Playing possum: homeowners lose dispute over collapsed ceiling
Complainants who say a possum caused their ceiling to collapse will not be covered for their loss after a dispute ruling determined they had not established a valid claim.
The homeowners said they heard “loud thumping and banging” coming from their ceiling about 10pm on February 1 before spotting a “large one-metre crack” that appeared shortly after.
They said that the entire ceiling collapsed a few hours later and that they heard a possum running towards the other end of the house.
RACQ Insurance said the claim was not valid, noting there had been no sightings of the possum or physical evidence that would indicate how it entered the roof.

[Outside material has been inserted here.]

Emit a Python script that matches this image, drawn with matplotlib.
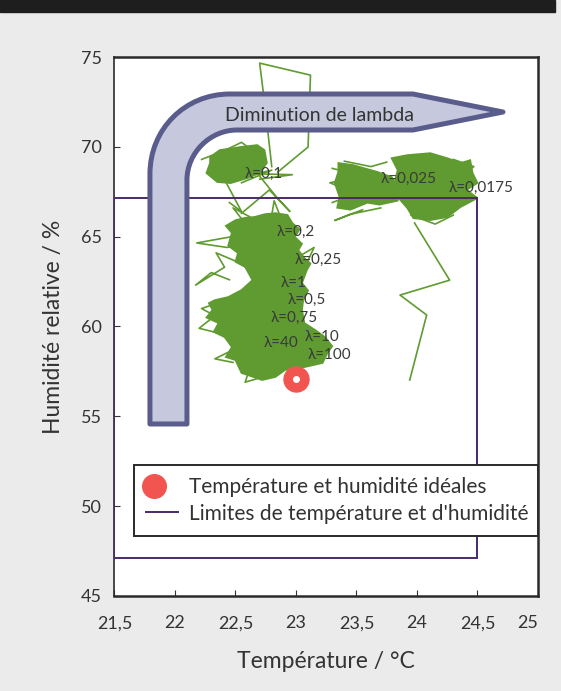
import matplotlib
matplotlib.use("Agg")
import matplotlib.pyplot as plt
from matplotlib.path import Path
from matplotlib.patches import PathPatch, Rectangle, Polygon
from matplotlib.transforms import Affine2D
from matplotlib.lines import Line2D
from matplotlib.legend_handler import HandlerTuple

plt.rcParams['font.family'] = ['Lato', 'DejaVu Sans']

# ---------------- data ----------------
x_ticks = [21.5, 22, 22.5, 23, 23.5, 24, 24.5, 25]
x_tick_labels = ['21,5', '22', '22,5', '23', '23,5', '24', '24,5', '25']
y_ticks = [45, 50, 55, 60, 65, 70, 75]
y_tick_labels = ['45', '50', '55', '60', '65', '70', '75']

ideal_temp = 23.0
ideal_hum = 57.1

limit_temp = [21.5, 24.5]
limit_hum = [47.1, 67.15]

# dense clouds of the trajectories (outline of the green scribble)
cloud_main = [(22.50, 65.92), (22.58, 66.05), (22.66, 66.10), (22.74, 66.25), (22.83, 66.31),
              (22.93, 66.21), (22.97, 65.76), (23.03, 65.40), (22.99, 64.99), (23.05, 64.60),
              (23.02, 64.25), (23.07, 63.81), (23.12, 63.50), (23.09, 63.14), (23.05, 62.42),
              (23.10, 62.00), (23.06, 61.47), (23.05, 60.92), (23.07, 60.19), (23.16, 59.80),
              (23.24, 59.41), (23.30, 58.90), (23.26, 58.52), (23.22, 57.97), (23.07, 57.74),
              (22.91, 57.58), (22.83, 57.19), (22.72, 57.02), (22.60, 57.30), (22.55, 57.41),
              (22.50, 58.13), (22.42, 58.30), (22.47, 58.86), (22.41, 59.41), (22.32, 59.70),
              (22.36, 60.19), (22.26, 60.50), (22.31, 60.92), (22.28, 61.30), (22.33, 61.47),
              (22.44, 61.64), (22.55, 62.03), (22.64, 62.58), (22.58, 63.31), (22.50, 63.60),
              (22.52, 64.09), (22.44, 64.50), (22.47, 65.21), (22.42, 65.60)]
cloud_01 = [(22.29, 69.43), (22.37, 69.82), (22.54, 69.99), (22.68, 70.10), (22.74, 69.82),
            (22.76, 69.10), (22.70, 68.54), (22.60, 68.26), (22.46, 67.98), (22.35, 68.04),
            (22.26, 68.54), (22.29, 69.10)]
cloud_0025 = [(23.35, 69.10), (23.47, 68.99), (23.67, 68.61), (23.79, 68.32), (23.86, 67.60),
              (23.84, 67.00), (23.69, 66.78), (23.59, 66.89), (23.45, 66.50), (23.34, 66.61),
              (23.36, 67.21), (23.32, 67.99), (23.35, 68.61)]
cloud_00175 = [(23.79, 69.37), (23.92, 69.54), (24.11, 69.65), (24.25, 69.37), (24.36, 69.10),
               (24.44, 69.26), (24.46, 68.54), (24.50, 67.99), (24.41, 67.60), (24.50, 67.15),
               (24.36, 66.65), (24.25, 66.09), (24.11, 65.92), (23.97, 66.03), (23.92, 66.59),
               (23.84, 67.21), (23.82, 68.15), (23.84, 68.71)]

# sparse excursions of the trajectories
excursions = [
    [(22.80, 68.90), (22.74, 72.50), (22.70, 74.66), (23.12, 73.99), (23.10, 69.99), (22.85, 68.60)],
    [(22.60, 69.20), (22.84, 67.20), (22.95, 66.40), (22.78, 67.60), (22.55, 66.30)],
    [(22.40, 68.30), (22.55, 66.40), (22.45, 66.90)],
    [(22.47, 65.00), (22.18, 64.65), (22.43, 64.40), (22.60, 64.60)],
    [(22.55, 63.50), (22.34, 64.10), (22.41, 63.30), (22.17, 62.30), (22.30, 63.00), (22.45, 62.60)],
    [(23.98, 65.76), (24.27, 62.58), (23.86, 61.75), (24.08, 60.64), (23.94, 57.02)],
    [(23.55, 66.50), (23.32, 65.90), (23.45, 66.25), (23.70, 66.60)],
    [(22.22, 69.30), (22.45, 69.90), (22.30, 68.60), (22.62, 69.60), (22.40, 68.10),
     (22.80, 68.70), (22.55, 68.00)],
    [(22.65, 68.50), (22.97, 68.45), (22.70, 68.20)],
    [(22.35, 69.60), (22.55, 70.25), (22.62, 69.90)],
    [(23.30, 68.80), (23.55, 68.40), (23.28, 68.00), (23.50, 67.40), (23.30, 66.90)],
    [(23.40, 69.20), (23.62, 68.90), (23.75, 69.15)],
    [(24.30, 69.30), (24.47, 68.90), (24.35, 68.30)],
    [(23.95, 66.20), (24.15, 65.70), (24.30, 66.20)],
    [(22.35, 61.30), (22.22, 61.00), (22.33, 60.60), (22.20, 59.90), (22.38, 59.60)],
    [(22.45, 58.60), (22.33, 58.20), (22.48, 58.00)],
    [(22.60, 57.30), (22.58, 56.90), (22.68, 57.10)],
    [(22.55, 66.00), (22.48, 66.60), (22.62, 66.10)],
    [(22.80, 66.20), (22.82, 67.00), (22.86, 66.30)],
    [(23.05, 64.00), (23.15, 64.40), (23.08, 63.40)],
]

lambda_labels = ['λ=0,1', 'λ=0,025', 'λ=0,0175', 'λ=0,2', 'λ=0,25', 'λ=1', 'λ=0,5',
                 'λ=0,75', 'λ=40', 'λ=10', 'λ=100']
lambda_x = [22.58, 23.70, 24.26, 22.84, 22.99, 22.87, 22.93, 22.79, 22.73, 23.07, 23.10]
lambda_y = [68.50, 68.20, 67.70, 65.26, 63.70, 62.40, 61.50, 60.50, 59.10, 59.40, 58.40]

# ---------------- figure ----------------
GREEN = '#5f9b30'
fig = plt.figure(figsize=(5.61, 6.91), dpi=100, facecolor='#ebebeb')
fig.patches.append(Rectangle((0, 0.983), 0.99, 0.017, transform=fig.transFigure,
                             color='#1e1e1e', zorder=0))
ax = fig.add_axes([0.204, 0.1375, 0.755, 0.78])
ax.set_facecolor('white')
ax.set_xlim(21.5, 25)
ax.set_ylim(45, 75)

for cloud in (cloud_main, cloud_01, cloud_0025, cloud_00175):
    ax.add_patch(Polygon(cloud, closed=True, facecolor=GREEN, edgecolor=GREEN,
                         lw=1.2, joinstyle='miter', zorder=2))
for seg in excursions:
    xs, ys = zip(*seg)
    ax.plot(xs, ys, color=GREEN, lw=1.2, zorder=2)

ax.add_patch(Rectangle((limit_temp[0], limit_hum[0]), limit_temp[1] - limit_temp[0],
                       limit_hum[1] - limit_hum[0], fill=False, edgecolor='#4a2a6a',
                       lw=1.4, zorder=3))

# bent arrow "Diminution de lambda" (drawn in page pixel units, mapped to axes)
px2ax = Affine2D().scale(1 / 423.5, -1 / 539).translate(-114.5 / 423.5, 596 / 539) + ax.transAxes
verts = [(150, 424), (150, 174), (150, 129), (185, 94), (230, 94), (413, 94), (503, 112),
         (413, 130), (237, 130), (210, 130), (187, 153), (187, 180), (187, 424), (150, 424)]
codes = [Path.MOVETO, Path.LINETO, Path.CURVE4, Path.CURVE4, Path.CURVE4, Path.LINETO,
         Path.LINETO, Path.LINETO, Path.LINETO, Path.CURVE4, Path.CURVE4, Path.CURVE4,
         Path.LINETO, Path.CLOSEPOLY]
ax.add_patch(PathPatch(Path(verts, codes), transform=px2ax, facecolor='#c6c9dd',
                       edgecolor='#5a5c8c', lw=3.6, joinstyle='round', zorder=4))
ax.text(320, 115, 'Diminution de lambda', transform=px2ax, ha='center', va='center',
        fontsize=14, color='#333333', zorder=5)

for lab, lx, ly in zip(lambda_labels, lambda_x, lambda_y):
    ax.text(lx, ly, lab, ha='left', va='center', fontsize=11, color='#3a3a3a', zorder=6)

ax.plot([ideal_temp], [ideal_hum], 'o', ms=18, color='#f2554f', zorder=7)
ax.plot([ideal_temp], [ideal_hum], 'o', ms=4, color='white', zorder=8)

ax.set_xticks(x_ticks)
ax.set_xticklabels(x_tick_labels)
ax.set_yticks(y_ticks)
ax.set_yticklabels(y_tick_labels)
ax.get_xticklabels()[-1].set_ha('right')
ax.tick_params(direction='in', length=4, width=0.8, labelsize=13, colors='#333333', pad=9)
ax.tick_params(axis='x', pad=14)
for s in ax.spines.values():
    s.set_color('#2a2a2a')
    s.set_linewidth(1.8)
ax.spines['left'].set_linewidth(1.2)

ax.set_xlabel('Température / °C', fontsize=16.5, color='#333333', labelpad=14)
ax.set_ylabel('Humidité relative / %', fontsize=16.5, color='#333333', labelpad=12)

h_ideal = (Line2D([], [], marker='o', ls='', ms=17, color='#f2554f'),
           Line2D([], [], marker='o', ls='', ms=4, color='white'))
h_lim = Line2D([], [], color='#4a2a6a', lw=1.4)
leg = ax.legend([h_ideal, h_lim], ['Température et humidité idéales',
                                    "Limites de température et d'humidité"],
                handler_map={tuple: HandlerTuple(ndivide=None, pad=0)},
                loc='lower left', bbox_to_anchor=(0.046, 0.111, 0.954, 0.128), mode='expand',
                borderaxespad=0, fontsize=15, handlelength=1.5, handletextpad=0.55,
                labelspacing=0.3, frameon=True, fancybox=False, framealpha=1,
                edgecolor='#2a2a2a', labelcolor='#333333', borderpad=0.6)
leg.get_frame().set_linewidth(1.4)
leg.set_zorder(10)

fig.savefig('out.png', dpi=100, facecolor=fig.get_facecolor())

Experts appointed by the insurer reported that the accident likely occurred because roof fixing or glue had separated.
The insurer contended that a ceiling without defective glue should have been able to withstand a possum’s weight without collapsing. The policy did cover animal damage, while excluding damage by pets or pests, but the insurer said even if the ceiling had been brought down by a combination of a possum and deteriorated glue fixings, the loss would still not have been covered.

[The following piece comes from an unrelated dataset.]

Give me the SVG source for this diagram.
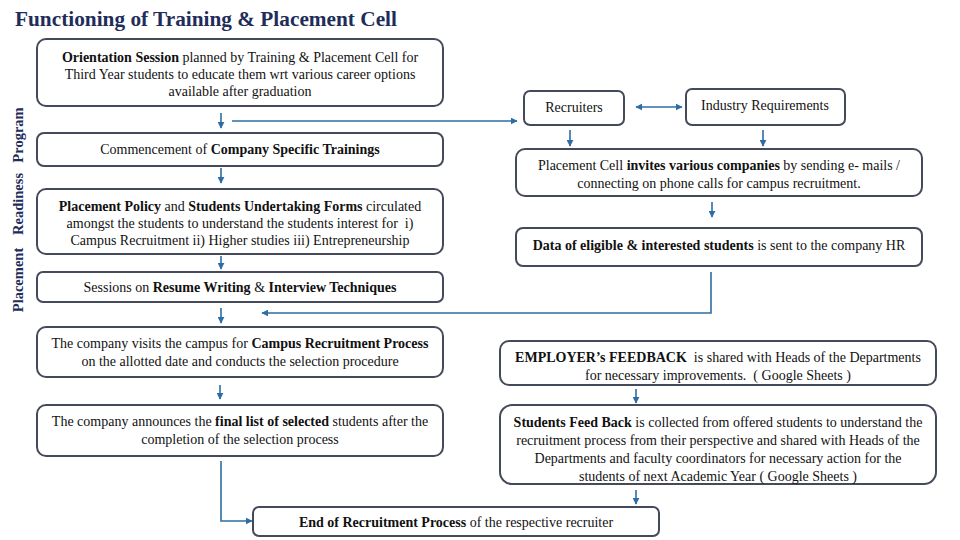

The Australian Financial Complaints Authority (AFCA) acknowledged that the claimants may have heard something but said this was not enough to establish a valid claim.

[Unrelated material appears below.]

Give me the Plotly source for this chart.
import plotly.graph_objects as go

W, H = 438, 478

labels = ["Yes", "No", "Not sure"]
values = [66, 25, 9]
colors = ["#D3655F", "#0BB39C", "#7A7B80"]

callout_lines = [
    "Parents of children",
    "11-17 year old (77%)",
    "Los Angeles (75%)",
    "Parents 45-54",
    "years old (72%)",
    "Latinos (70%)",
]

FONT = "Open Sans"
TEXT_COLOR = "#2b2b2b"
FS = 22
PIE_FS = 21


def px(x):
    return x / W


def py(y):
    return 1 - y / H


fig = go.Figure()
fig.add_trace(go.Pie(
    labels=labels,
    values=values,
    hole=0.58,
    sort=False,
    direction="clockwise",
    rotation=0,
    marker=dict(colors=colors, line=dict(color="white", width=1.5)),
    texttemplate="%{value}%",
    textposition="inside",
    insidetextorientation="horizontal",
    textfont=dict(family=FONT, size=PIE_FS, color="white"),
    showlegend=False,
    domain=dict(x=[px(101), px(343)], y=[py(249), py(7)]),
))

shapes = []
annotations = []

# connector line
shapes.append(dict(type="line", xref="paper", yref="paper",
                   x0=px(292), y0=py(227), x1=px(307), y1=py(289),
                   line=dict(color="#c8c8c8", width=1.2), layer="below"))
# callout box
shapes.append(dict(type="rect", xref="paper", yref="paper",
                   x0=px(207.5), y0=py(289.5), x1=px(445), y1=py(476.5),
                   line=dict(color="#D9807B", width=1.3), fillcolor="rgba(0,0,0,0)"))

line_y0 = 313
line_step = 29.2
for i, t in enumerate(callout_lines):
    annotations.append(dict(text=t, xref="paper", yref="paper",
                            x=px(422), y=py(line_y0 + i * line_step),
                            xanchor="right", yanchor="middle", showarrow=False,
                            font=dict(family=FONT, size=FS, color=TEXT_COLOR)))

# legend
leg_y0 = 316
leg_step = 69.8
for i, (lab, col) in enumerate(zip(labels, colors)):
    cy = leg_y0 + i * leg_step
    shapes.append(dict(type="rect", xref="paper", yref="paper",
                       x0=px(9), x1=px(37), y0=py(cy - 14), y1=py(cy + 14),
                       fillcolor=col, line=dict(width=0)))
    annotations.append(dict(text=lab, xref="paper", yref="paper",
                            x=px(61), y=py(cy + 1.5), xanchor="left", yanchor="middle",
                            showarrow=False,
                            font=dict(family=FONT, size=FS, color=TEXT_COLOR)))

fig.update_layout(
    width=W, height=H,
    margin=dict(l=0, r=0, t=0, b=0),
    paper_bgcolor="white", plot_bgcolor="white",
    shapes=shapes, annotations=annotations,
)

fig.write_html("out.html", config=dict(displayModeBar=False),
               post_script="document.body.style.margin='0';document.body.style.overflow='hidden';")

It said the insured provided “no independent or objective evidence that establishes a possum was in the roof cavity”.
The complainants said one of the insurer’s builders who inspected the damage said a possum could have “possibly” caused the accident. The ombudsman said this was a speculative answer and that the builder did not “positively” assert this explanation.
“Considering these matters, I am not satisfied the complainants have successfully shown a possum entered the roof cavity and caused the lounge ceiling collapse,” the ombudsman said.
The claimants wanted RACQ to pay for non-financial losses relating to how the claim was handled, including its decision to accept and reject the claim several times, which they said caused distress and confusion.
AFCA agreed that the insurer took a “flippant approach with the claim” and ordered it to pay the complainants $500 in compensation.